Inoltre, “per quanto attiene alla questione se si possa ritenere che l’interessato abbia esso stesso usato un segno identico a un marchio, sebbene agisse nell’interesse economico di un terzo, si deve rilevare che per l’accertamento di un uso nel commercio, la proprietà dei prodotti sui cui è stato apposto il marchio è irrilevante. La Corte ha infatti giudicato che la circostanza che un operatore utilizzi un segno corrispondente a un marchio per prodotti che non gli appartengono, nel senso che egli non dispone di alcun titolo su di essi, di per sé non impedisce che detto uso rientri nell’ambito” dell’illecito, posto che la sola circostanza che il soggetto abbia “importato e immesso in libera pratica siffatti prodotti è sufficiente per constatare che esso ha agito nel commercio senza che sia necessario esaminare il trattamento successivo di tali prodotti”.

Da ultimo, è stata ritenuta irrilevante la remunerazione ricevuta dall’importatore come corrispettivo per la sua attività (una stecca di sigarette e un superalcolico).

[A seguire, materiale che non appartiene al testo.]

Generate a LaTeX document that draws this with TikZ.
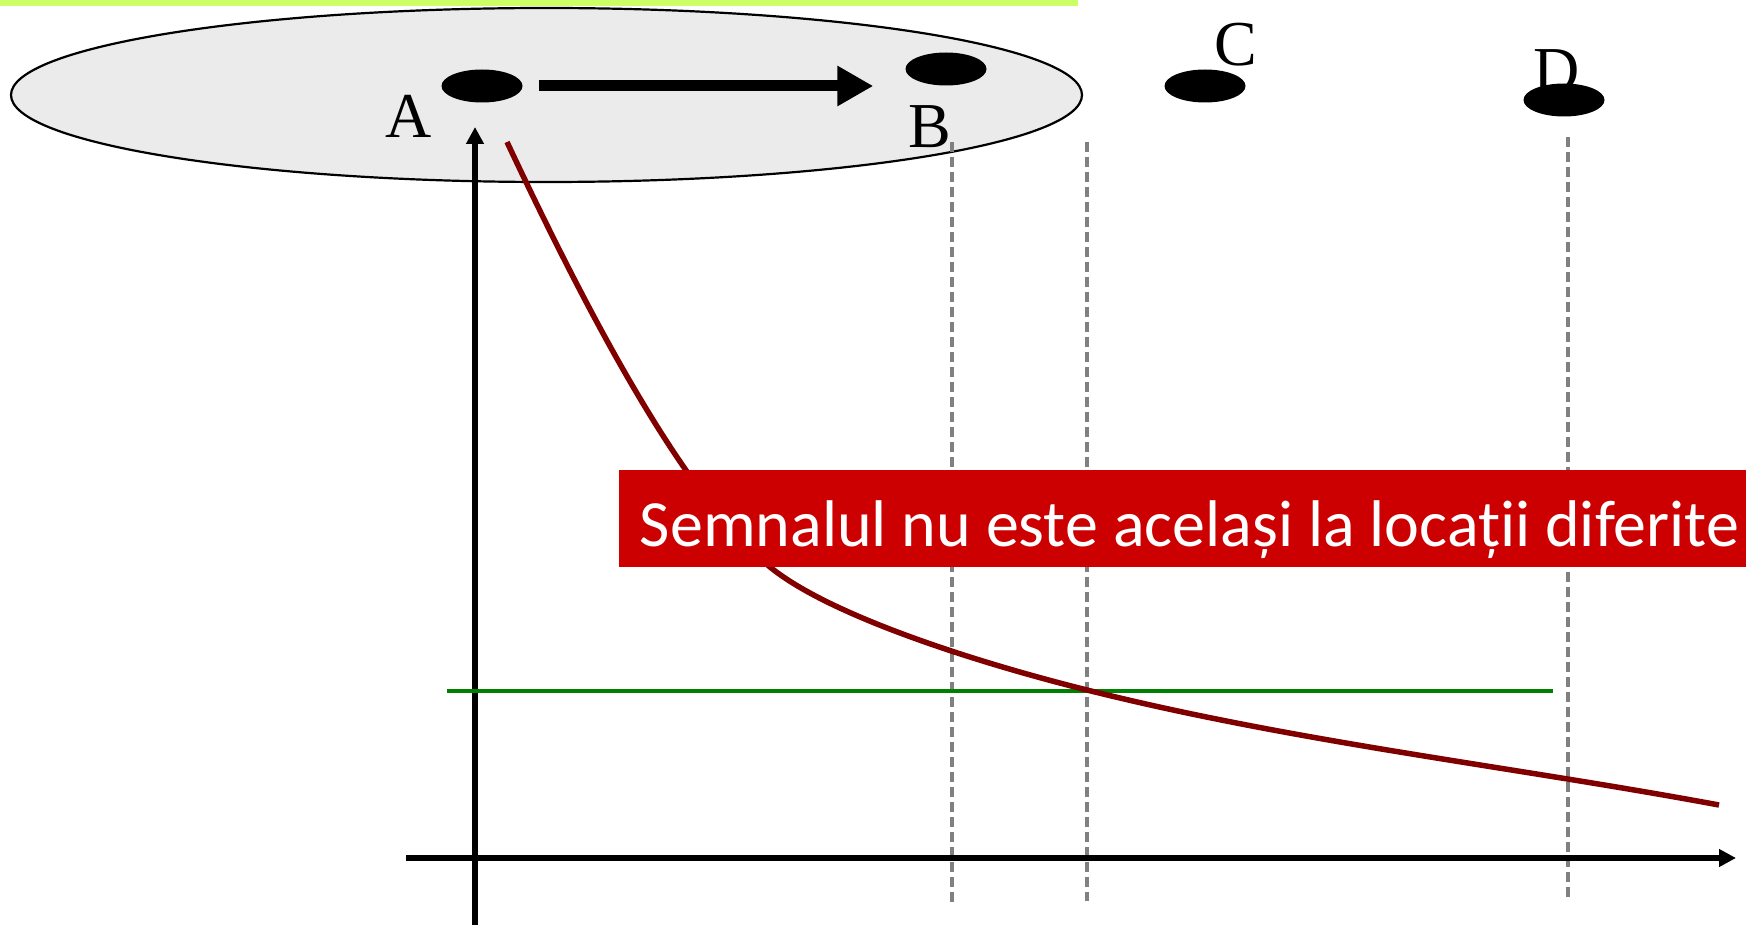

Sulla base di quanto rilevato, la Corte di Giustizia UE ha concluso che “allorché un soggetto che non esercita un’attività commerciale a titolo professionale riceve, immette in libera pratica in uno Stato membro e conserva prodotti manifestamente non destinati all’uso privato, che sono stati spediti al suo indirizzo da un paese terzo e sui quali, senza il consenso del titolare, è apposto un marchio, si deve ritenere che tale soggetto usi il marchio nel commercio”.